Many Americans consider the free-market system a cure-all. Well, I grew up in a poor neighborhood, and I know first hand about the limitations of markets. In poor neighborhoods, people get the poorest quality in everything controlled by the market system--food, clothing, housing. That's as true now as it was when I was a kid. Look at our scandalous child-care "system." Or at our former health-care system--which was great for the middle class and rich but lousy for the poor--or the managed-care model we're now struggling with. I'm not suggesting that we get rid of the free-market system; it's good at many things. But ensuring equity is not one of them.

So we'll be making a big mistake if we let voucher advocates sell us on a free-market cure for K-12 education. I'm particularly concerned about the assertion that vouchers would save poor, minority children who are stuck in bad schools. The fact is, vouchers would leave many poor children worse off than they are now. Just look at the for-profit trade school scandals.

Voucher supporters often use the GI bill, Pell grant, and college student loan programs in their sales pitch. After all, they argue, those public dollars go to private as well as public colleges, and they've helped millions of students, many of them poor.

Of course this seductive analogy ignores the obvious differences between a free and compulsory K-12 system and higher education. It also fails to mention for-profit, or proprietary, trade schools--even though they make up one-third of the schools eligible to receive federal grants and loans for higher education. We hear about these schools only when scandals about how they've ripped off students and misused taxpayers' money hit the headlines.

Targeting the Poor

To be fair, many for-profit trade schools are reputable businesses that help students gain marketable skills. But over the years, government reports, newspaper exposés, and congressional hearings have uncovered many other schools with poor programs, high dropout rates, and lousy placement records. In fact, by the early 1990s, the scandals were so bad that Congress had to intervene. These "schools" exist primarily to cash in on money from federal programs. Their targets are poor people, often recruited in unemployment lines or housing projects with promises of good-paying jobs at the end of their "training."

The following examples are typical:

-- Three cosmetology schools, described in a 1995 Senate hearing, enrolled 4,300 students over a four-year period and received $6.7 million in public money to educate them. The programs were so deficient that only 80 students passed the state licensing exam--at a cost to taxpayers of $84,000 per license.

-- A Florida for-profit school purporting to train secretaries and travel agents showed, in its staffing, where its real priorities lay. The school employed 109 sales representatives, 70 people to handle federal grant and loan applications--and just 23 instructors. According to a 1991 Senate report, the school received over $150 million in federal grants and loans between 1985 and 1989.

A Reality Check

We often hear that if we give poor, minority families taxpayer-funded vouchers to pay for private schools, excellent schools will spring up in their neighborhoods to accommodate their kids. The trade school scandals provide a reality check on this kind of talk. Undoubtedly there would be some good private schools created to take advantage of voucher money, but there would also be many run by unscrupulous or incompetent people. And, as with the for-profit trade schools, the worst schools would be overwhelmingly concentrated in the poorest neighborhoods.
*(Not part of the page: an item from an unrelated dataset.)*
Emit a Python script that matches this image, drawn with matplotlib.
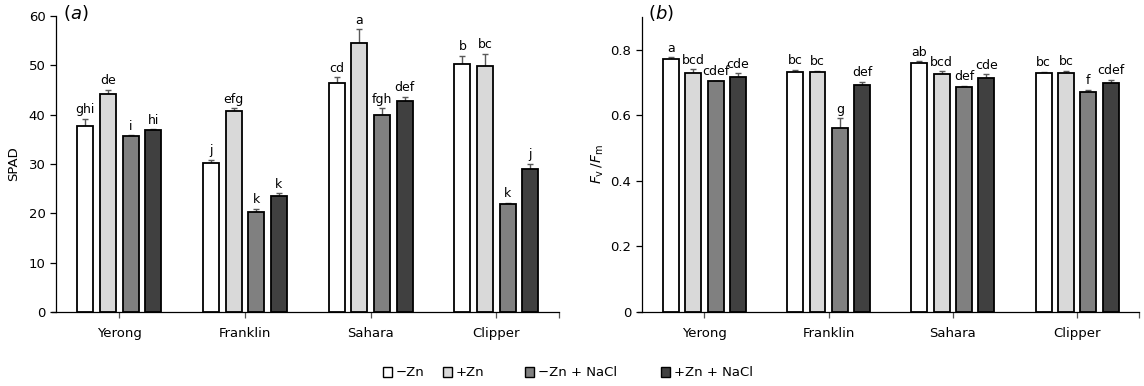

It's true there are also many rotten public schools. But ask yourself where the possibility for doing a good job with poor kids is greater. With a free-market system, winning and, especially, losing are built in. So is telling the loser, "Tough luck! You should've been better or smarter." But when schools are a public responsibility, it's not every parent or taxpayer for himself. What happens is a common concern--no, an obligation--to make sure there are no losers. Public education is falling short of its responsibility to poor students now, but we're working hard to turn around failing schools. And we're already seeing results. With vouchers, we'd still have failing schools--and no obligation to do anything about them except to say, "Tough luck!"